Cora, la fin d’un modèle
Courue d’avance, la fin de l’hypermarché façon Cora planait comme une ombre sur un marché belge de moins en moins enclin à accueillir ces mastodontes de la consommation généraliste. «Aujourd’hui, la grande distribution, c’est d’abord l’efficacité, qui permet soit des prix bas, soit des promotions, soit des marges intéressantes. Or, s’il y a bien un point sur lequel l’hypermarché fait défaut, c’est cette « hyperefficacité »», objective Pierre-Alexandre Billiet, économiste et CEO de Gondola Group, la plateforme des professionnels du secteur des biens de consommation, spécialiste du commerce de détail. Il ajoute: «Un hyper, c’est beaucoup de produits, ce n’est pas une PME, ce sont de vraies grandes entreprises, avec du personnel par dizaines ou centaines de personnes. Or, aujourd’hui, vous ne pouvez être efficace qu’avec un nombre restreint de produits. Dans un marché hypercompétitif, juste fonctionner, ce n’est pas assez. Il faut être hyperperformant. Et les hypermarchés ne sont pas dans cette performance. Lorsque vous perdez 0,001 euro fois 30.000 produits différents, à quoi il faut ajouter le coût de l’emploi et le manque de flexibilité, que vous cumulez même de toutes petites pertes pour un grand nombre de magasins, ça finit par chiffrer. Et parfois, vous faites faillite. Il y a aussi le problème de la gestion, avec des marges très petites en alimentation et des produits perdus, cassés… qui pèsent sur l’efficacité.»
Belgique hybride
Avec les difficultés rencontrées par certaines grandes enseignes similaires en France (Carrefour, Auchan, Casino) et l’irrésistible montée en puissance de l’e-commerce, on pourrait penser que la mort annoncée de l’hypermarché est structurelle et généralisée. Ce n’est pas tout à fait le cas, estime Pierre-Alexandre Billiet: «Les hypermarchés, ce n’est pas terminé partout», assure-t-il, soulignant que certaines enseignes de ce type sont encore rentables, même en Belgique, un pays avec une forte densité de magasins.

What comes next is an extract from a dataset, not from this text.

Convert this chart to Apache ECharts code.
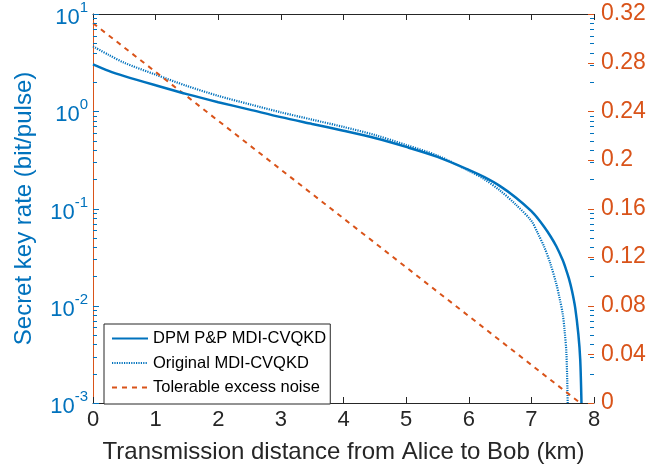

C’est surtout à cause de ses habitudes de consommation que la Belgique se situe «entre deux cultures», souligne l’économiste, avec «d’un côté les Pays-Bas, où les gens vont faire de petites courses régulièrement à vélo et à proximité, et la France où les hypermarchés avaient leur raison d’être dans de grandes régions de type Puy-de-Dôme où après avoir roulé pendant une demi-heure pour rejoindre un magasin, on aime tout retrouver au même endroit. Mais ça, c’était le mode de consommation des années 1970, 1980, 1990, 2000. Avec la complexification de la consommation et l’augmentation du coût du carburant, on ne se déplace plus, ou moins, vers les hypermarchés, car cela coûte beaucoup d’argent. En revanche, aux Pays-Bas, une compétition sur les prix s’est installée. Entre les deux, l’hypermarché belge est pris de court. La Belgique a été prise en tenaille, elle a parfois tenté de stimuler l’expérience client, mais même avec une offre énorme, tout cela est resté très complexe.»
Le roi consommateur
Le modèle «hyper» façon Cora pouvait-il, dans ces conditions, sauver sa peau? Difficile à dire, selon le spécialiste, qui pointe les désirs nouveaux du consommateur, plus assoiffé de spécialisation que de grande offre généraliste: «Quand vous allez dans un magasin spécialisé en électro, vous avez le meilleur de l’électro. Un hypermarché ne sera jamais assez bon et concurrentiel sur tout ce qu’il propose», observe Pierre-Alexandre Billiet, qui veut croire qu’une meilleure culture de l’expérience client peut toujours fonctionner. «Il y a sept ans, il y a eu une tentative de relancer des hypermarchés avec des expériences en magasin, en partenariat avec des marques habituellement agiles en la matière. Ça n’a pas fonctionné mais ça aurait pu, car le consommateur est aujourd’hui à la recherche d’expériences, et pas uniquement de produits.»